E poi Massimo Mola, il vigile urbano da cui partì l’inchiesta che nel 1999 travolse la sanità lombarda. Mola rifiutò all’epoca una tangente di 300 milioni offertagli da Giuseppe Poggi Longostrevi nel tentativo di insabbiare un abuso edilizio. Da questo si partì per arrivare a scoprire una truffa ai danni dello Stato da 60 miliardi di euro. Per lui, per Mola, mai un encomio che non fosse una pacca sulle spalle dagli amici.

Episodi vicini e lontani nel tempo ma sempre presenti nella storia d’Italia. Dall’altro protagonista della denuncia che fece crollare il sistema corrotto intorno alla sanità lombarda, il manager sanitario Giuseppe Santagati che fu sostanzialmente cacciato e sostituito da un suo omonimo, incredibile coincidenza, sino a Giacomo Matteotti, il leader socialista che secondo diversi storici potrebbe essere stato ucciso non solo per le sue denunce delle pratiche fasciste ma anche per avere scritto un articolo pubblicato dopo la sua morte da English Life sulla condotta della Banca Commerciale e sui rapporti del governo Mussolini con la Sinclair Oil Company.

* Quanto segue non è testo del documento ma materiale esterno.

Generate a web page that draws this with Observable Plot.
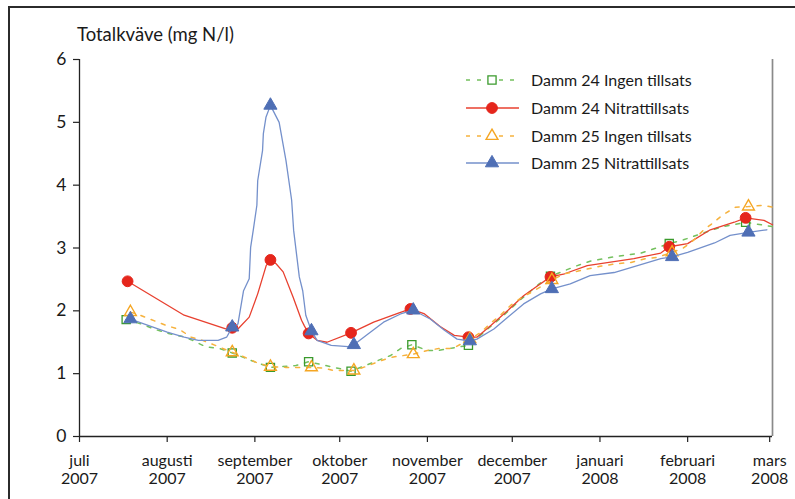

Per combattere la corruzione, l’economia sommersa e persino l’evasione fiscale bisognerebbe ragionare e agire anche su questo, perché l’ostracismo che questo Paese riserva a chi fa il proprio dovere, anche semplicemente non adeguandosi al ‘così fan tutti’, è parte di quella cultura della legalità, quel senso dello Stato che alla gran parte degli italiani evidentemente manca. Da sempre o quasi, comunque da tanto. La storia è lì a documentarlo.